If you dont want to lose your thief skills and also want to swap out a companion you could multiclass your main char in a ranger/rogue multiclass and keep the lockpicking, stealth and such and also opening a slot for a fighter/paladin or something like that.
A balanced comp would probably include a melee (barb, fighter, paladin, ...), a support (cleric, bard, druid, ...), a spell caster for CC and aoe dmg (sorcerer, wizard, ...) and the last spot should bring utility like stealth, lockpicking, high charisma for dialogs, whatever your are still missing at that point.

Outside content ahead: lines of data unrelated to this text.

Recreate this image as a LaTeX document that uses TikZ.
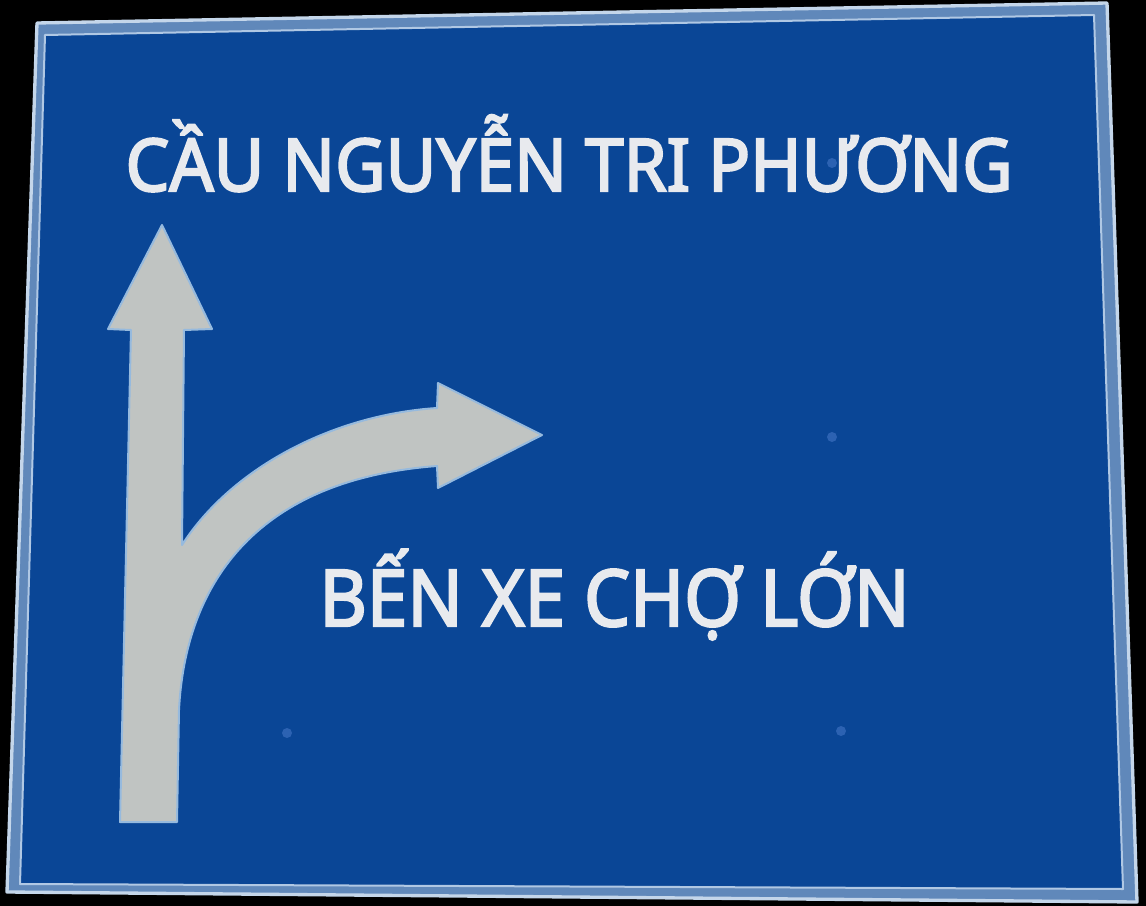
\documentclass[tikz,border=0pt]{standalone}
\usepackage{graphicx}
\usepackage{fontspec}
\newfontfamily\signfont{Noto Sans}[FakeBold=3]

\tikzset{every picture/.style={line width=0.75pt}}
\tikzset{
  rivet/.style={fill={rgb, 255:red, 44; green, 98; blue, 178 }, draw=none},
  signtext/.style={anchor=base west, inner sep=0pt, color={rgb, 255:red, 232; green, 234; blue, 238 }},
}

\begin{document}
\begin{tikzpicture}[x=0.75pt,y=0.75pt,yscale=-1,xscale=1]
\useasboundingbox (0,0) rectangle (1146,906);

%Shape: Rectangle [background]
\fill [color={rgb, 255:red, 0; green, 0; blue, 0 }] (0,0) rectangle (1146,906);
%Shape: Polygon [plate rim]
\draw [color={rgb, 255:red, 196; green, 214; blue, 234 }, line width=2.5, fill={rgb, 255:red, 96; green, 136; blue, 186 }, line join=round] (37,23) -- (1107,3) -- (1137,902) -- (7,892) -- cycle ;
%Shape: Polygon [blue face]
\draw [color={rgb, 255:red, 176; green, 200; blue, 228 }, line width=1.5, fill={rgb, 255:red, 10; green, 70; blue, 150 }, line join=round] (45,35) -- (1094,15) -- (1123,889) -- (20,884) -- cycle ;

%Shape: Circle [rivets]
\fill [rivet] (832,163) circle (5) ;
\fill [rivet] (832,437) circle (5) ;
\fill [rivet] (287,733) circle (5) ;
\fill [rivet] (841,731) circle (5) ;

%Shape: Polygon [arrow]
\draw [color={rgb, 255:red, 150; green, 186; blue, 222 }, line width=1.5, fill={rgb, 255:red, 192; green, 196; blue, 194 }, line join=round]
  (120,822) -- (131,330) -- (108,329) -- (162,225) -- (212,329) -- (184,330) -- (182,545)
  .. controls (230,470) and (330,415) .. (437,408)
  -- (438,383) -- (542,435) -- (438,488) -- (437,466)
  .. controls (250,480) and (185,590) .. (179,710)
  -- (177,822) -- cycle ;

% Text Node
\node [signtext, font=\signfont\fontsize{54.6}{60}\selectfont] (bridge) at (125,191) {\scalebox{0.953}[1]{CẦU NGUYỄN TRI PHƯƠNG}};
% Text Node
\node [signtext, font=\signfont\fontsize{58.8}{64}\selectfont] (busstation) at (319,626) {\scalebox{0.93}[1]{BẾN XE CHỢ LỚN}};

\end{tikzpicture}
\end{document}
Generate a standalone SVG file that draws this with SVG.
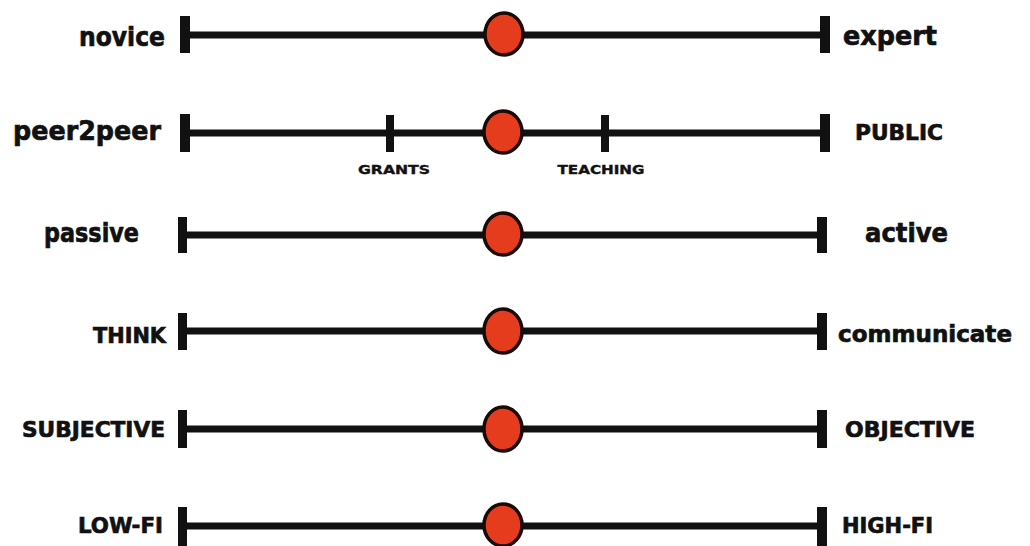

but in the end you can go with whatever you want. Even go ham with like 4 Paladins should work good enough i'd guess - or just stick with what you got right now if you liked it so far
Ranger is fine for damage, either dual-wielding or using archery, depends on what you want. Rogue does good enough damage as well with scaling sneak damage, and can survive pretty well especially with Arcane Trickster and Shield spell.
Mages can use a combinations of Mage Armor, Mirror Image, Shield etc. to stay alive while either using cantrips to deal with lesser threats or disabling/nuking bigger threats.
There's not really nothing wrong with your current setup, of course you could lean more heavily on melee damage but I really doubt that party composition is limiting you right now. Unless you're familiar with D&D 5th edition, it's mostly about learning how to utilize every ability and spell while reserving limited resources like spell slots.
I'd be very careful with multiclassing unless you know what you're doing or follow some online guide. Everyone in your current party will do just fine going pure single class.